WRITTEN TASK ▸
Your output is the lines from the first one to the one containing "6.2, 1.4, 0];", repeated exactly, with images left out.

[begin DATASET SECTION]

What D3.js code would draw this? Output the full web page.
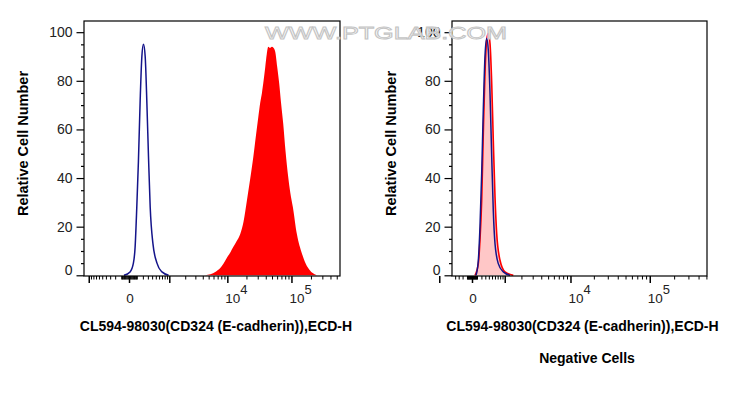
<!DOCTYPE html>
<html>
<head>
<meta charset="utf-8">
<script src="https://cdn.jsdelivr.net/npm/d3@7"></script>
<style>
  html, body { margin: 0; padding: 0; background: #fff; }
  svg { display: block; }
  text { font-family: "Liberation Sans", Arial, sans-serif; }
</style>
</head>
<body>
<svg id="chart" width="737" height="399"></svg>
<script>
// ---------- data ----------
// Left panel (stained sample): unstained control (blue line) and stained cells (red fill)
const leftCtrlX = [-62, 12, 53, 76, 100, 125, 153, 182, 211, 244, 279, 314, 353, 421, 534, 699, 967];
const leftCtrlY = [0, 1.4, 5, 11.6, 28, 47, 72, 90, 95, 90, 70.7, 48.7, 28, 13, 5, 1.4, 0];
const leftPosX = [4400, 6500, 7700, 9000, 10000, 11200, 12400, 14000, 16000, 18000, 20400, 23000, 25600, 28000, 30600, 32800, 34900, 37000, 39300, 41500, 43700, 46500, 49800, 53000, 56100, 60000, 64600, 69000, 74500, 81000, 89000, 96000, 105300, 121300, 145000, 165000, 181300, 210000, 247000];
const leftPosY = [0, 1.5, 3, 5.5, 7.5, 9.5, 11.6, 14, 17, 22, 31, 40, 48.7, 57, 65, 71, 75, 80, 85.7, 91, 94, 93.5, 94, 93.5, 92, 86, 79, 71, 62.5, 51, 40.5, 34, 28, 17, 9, 5, 3, 1, 0];
// Right panel (negative cells): control (blue line) and stained (pink fill, red line)
const rightCtrlX = [79, 128, 166, 207, 247, 291, 338, 384, 436, 490, 542, 602, 724, 935, 1267];
const rightCtrlY = [0, 6, 20, 42, 68, 90, 97.4, 92.6, 74.8, 48.7, 26.7, 13, 4.8, 1.4, 0];
const rightPosX = [58, 128, 166, 207, 247, 291, 338, 384, 436, 490, 542, 602, 663, 793, 1013, 1455];
const rightPosY = [0, 4.8, 14.4, 30.9, 58.3, 83, 96.7, 99.5, 95.3, 78.9, 55.5, 32.2, 17.2, 6.2, 1.4, 0];

const yMajorTicks = [0, 20, 40, 60, 80, 100];
const yMinorTicks = [5, 10, 15, 25, 30, 35, 45, 50, 55, 65, 70, 75, 85, 90, 95];
const xMajorTicks = [-1000, 0, 1000, 10000, 100000];
const xMinorTicks = [-900, -800, -700, -600, -500, -400, -300, -200, -100,
  -90, -80, -70, -60, -50, -40, -30, -20, -10, 10, 20, 30, 40, 50, 60, 70, 80, 90,
  100, 200, 300, 400, 500, 600, 700, 800, 900,
  2000, 3000, 4000, 5000, 6000, 7000, 8000, 9000,
  20000, 30000, 40000, 50000, 60000, 70000, 80000, 90000,
  200000, 300000, 400000, 500000];
const xLabelTicks = [{v: 0, base: "0", exp: ""}, {v: 10000, base: "10", exp: "4"}, {v: 100000, base: "10", exp: "5"}];

const xTitle = "CL594-98030(CD324 (E-cadherin)),ECD-H";
const yTitle = "Relative Cell Number";
const subTitle = "Negative Cells";
const watermark = "WWW.PTGLAB.COM";

// ---------- layout ----------
const panels = [
  { left: 84, right: 340, xDomain: [-1241, 561400], constant: 315,
    ctrlX: leftCtrlX, ctrlY: leftCtrlY, posX: leftPosX, posY: leftPosY,
    posFill: "#ff0000", posStroke: "none", sub: null, titleX: 216 },
  { left: 452, right: 707, xDomain: [-499, 508300], constant: 655,
    ctrlX: rightCtrlX, ctrlY: rightCtrlY, posX: rightPosX, posY: rightPosY,
    posFill: "rgba(255,0,0,0.22)", posStroke: "#ff0000", sub: subTitle, titleX: 582.5 }
];
const plotTop = 21, plotBottom = 276;
const blue = "#14148a";

const svg = d3.select("#chart");
const y = d3.scaleLinear().domain([0, 104.6]).range([plotBottom - 0.7, plotTop]);

panels.forEach((p, i) => {
  const x = d3.scaleSymlog().constant(p.constant).domain(p.xDomain).range([p.left, p.right]);
  const g = svg.append("g");
  const clipId = "clip" + i;
  svg.append("clipPath").attr("id", clipId).append("rect")
    .attr("x", p.left).attr("y", plotTop).attr("width", p.right - p.left).attr("height", plotBottom - plotTop);

  const posData = p.posX.map((v, k) => [v, p.posY[k]]);
  const ctrlData = p.ctrlX.map((v, k) => [v, p.ctrlY[k]]);

  const area = d3.area().x(d => x(d[0])).y0(y(0)).y1(d => y(d[1])).curve(d3.curveMonotoneX);
  const line = d3.line().x(d => x(d[0])).y(d => y(d[1])).curve(d3.curveMonotoneX);

  const plot = g.append("g").attr("clip-path", `url(#${clipId})`);
  plot.append("path").datum(posData).attr("d", area).attr("fill", p.posFill).attr("stroke", "none");
  if (p.posStroke !== "none") {
    plot.append("path").datum(posData).attr("d", line).attr("fill", "none")
      .attr("stroke", p.posStroke).attr("stroke-width", 1.6);
  }
  plot.append("path").datum(ctrlData).attr("d", line).attr("fill", "none")
    .attr("stroke", blue).attr("stroke-width", 1.5);

  // frame
  g.append("rect").attr("x", p.left).attr("y", plotTop).attr("width", p.right - p.left).attr("height", plotBottom - plotTop)
    .attr("fill", "none").attr("stroke", "#000").attr("stroke-width", 1.2);

  // y axis
  const yMaj = d3.axisLeft(y).tickValues(yMajorTicks).tickSize(7.5).tickPadding(4);
  const yMin = d3.axisLeft(y).tickValues(yMinorTicks).tickSize(3).tickFormat("");
  const ya = g.append("g").attr("transform", `translate(${p.left},0)`).call(yMaj);
  g.append("g").attr("transform", `translate(${p.left},0)`).call(yMin).select(".domain").remove();
  ya.select(".domain").remove();
  ya.selectAll("text").attr("font-size", 14).attr("fill", "#222")
    .attr("font-family", "'Liberation Sans', Arial, sans-serif")
    .attr("y", d => d === 0 ? -5 : 0);
  g.selectAll(".tick line").attr("stroke", "#000").attr("stroke-width", 1.2);

  // x axis
  const xMaj = d3.axisBottom(x).tickValues(xMajorTicks).tickSize(7).tickFormat("");
  const xMin = d3.axisBottom(x).tickValues(xMinorTicks.filter(v => v > p.xDomain[0] && v < p.xDomain[1])).tickSize(3.5).tickFormat("");
  const xa = g.append("g").attr("transform", `translate(0,${plotBottom})`).call(xMaj);
  const xb = g.append("g").attr("transform", `translate(0,${plotBottom})`).call(xMin);
  xa.select(".domain").remove(); xb.select(".domain").remove();
  xa.selectAll(".tick line").attr("stroke-width", 1.5);
  xb.selectAll(".tick line").attr("stroke-width", 1);

  xLabelTicks.forEach(t => {
    const tx = g.append("text").attr("y", 303).attr("font-size", 13.5).attr("fill", "#222");
    if (t.exp === "") {
      tx.attr("x", x(t.v) + 1).attr("text-anchor", "middle").text(t.base);
    } else {
      tx.attr("x", x(t.v) - 2).attr("text-anchor", "start");
      tx.append("tspan").text(t.base);
      tx.append("tspan").attr("dy", -9).attr("font-size", 13).text(t.exp);
    }
  });

  // titles
  g.append("text").attr("x", p.titleX).attr("y", 331)
    .attr("text-anchor", "middle").attr("font-size", 14).attr("font-weight", "bold").attr("fill", "#000")
    .text(xTitle);
  g.append("text").attr("transform", `translate(${p.left - 56},${(plotTop + plotBottom) / 2 - 5}) rotate(-90)`)
    .attr("text-anchor", "middle").attr("font-size", 14.5).attr("font-weight", "bold").attr("fill", "#000")
    .text(yTitle);
  if (p.sub) {
    g.append("text").attr("x", 587).attr("y", 363)
      .attr("text-anchor", "middle").attr("font-size", 14).attr("font-weight", "bold").attr("fill", "#000")
      .text(p.sub);
  }
});

// watermark (drawn over the plots, as in the source image)
svg.append("text").attr("x", 265).attr("y", 39).attr("font-size", 17)
  .attr("textLength", 242).attr("lengthAdjust", "spacingAndGlyphs")
  .attr("fill", "rgba(255,255,255,0.8)").attr("stroke", "#c4c4c4").attr("stroke-width", 0.9)
  .text(watermark);
</script>
</body>
</html>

[end DATASET SECTION]

RESULT OF THE EXERCISE ▸
What D3.js code would draw this? Output the full web page.
<!DOCTYPE html>
<html>
<head>
<meta charset="utf-8">
<script src="https://cdn.jsdelivr.net/npm/d3@7"></script>
<style>
  html, body { margin: 0; padding: 0; background: #fff; }
  svg { display: block; }
  text { font-family: "Liberation Sans", Arial, sans-serif; }
</style>
</head>
<body>
<svg id="chart" width="737" height="399"></svg>
<script>
// ---------- data ----------
// Left panel (stained sample): unstained control (blue line) and stained cells (red fill)
const leftCtrlX = [-62, 12, 53, 76, 100, 125, 153, 182, 211, 244, 279, 314, 353, 421, 534, 699, 967];
const leftCtrlY = [0, 1.4, 5, 11.6, 28, 47, 72, 90, 95, 90, 70.7, 48.7, 28, 13, 5, 1.4, 0];
const leftPosX = [4400, 6500, 7700, 9000, 10000, 11200, 12400, 14000, 16000, 18000, 20400, 23000, 25600, 28000, 30600, 32800, 34900, 37000, 39300, 41500, 43700, 46500, 49800, 53000, 56100, 60000, 64600, 69000, 74500, 81000, 89000, 96000, 105300, 121300, 145000, 165000, 181300, 210000, 247000];
const leftPosY = [0, 1.5, 3, 5.5, 7.5, 9.5, 11.6, 14, 17, 22, 31, 40, 48.7, 57, 65, 71, 75, 80, 85.7, 91, 94, 93.5, 94, 93.5, 92, 86, 79, 71, 62.5, 51, 40.5, 34, 28, 17, 9, 5, 3, 1, 0];
// Right panel (negative cells): control (blue line) and stained (pink fill, red line)
const rightCtrlX = [79, 128, 166, 207, 247, 291, 338, 384, 436, 490, 542, 602, 724, 935, 1267];
const rightCtrlY = [0, 6, 20, 42, 68, 90, 97.4, 92.6, 74.8, 48.7, 26.7, 13, 4.8, 1.4, 0];
const rightPosX = [58, 128, 166, 207, 247, 291, 338, 384, 436, 490, 542, 602, 663, 793, 1013, 1455];
const rightPosY = [0, 4.8, 14.4, 30.9, 58.3, 83, 96.7, 99.5, 95.3, 78.9, 55.5, 32.2, 17.2, 6.2, 1.4, 0];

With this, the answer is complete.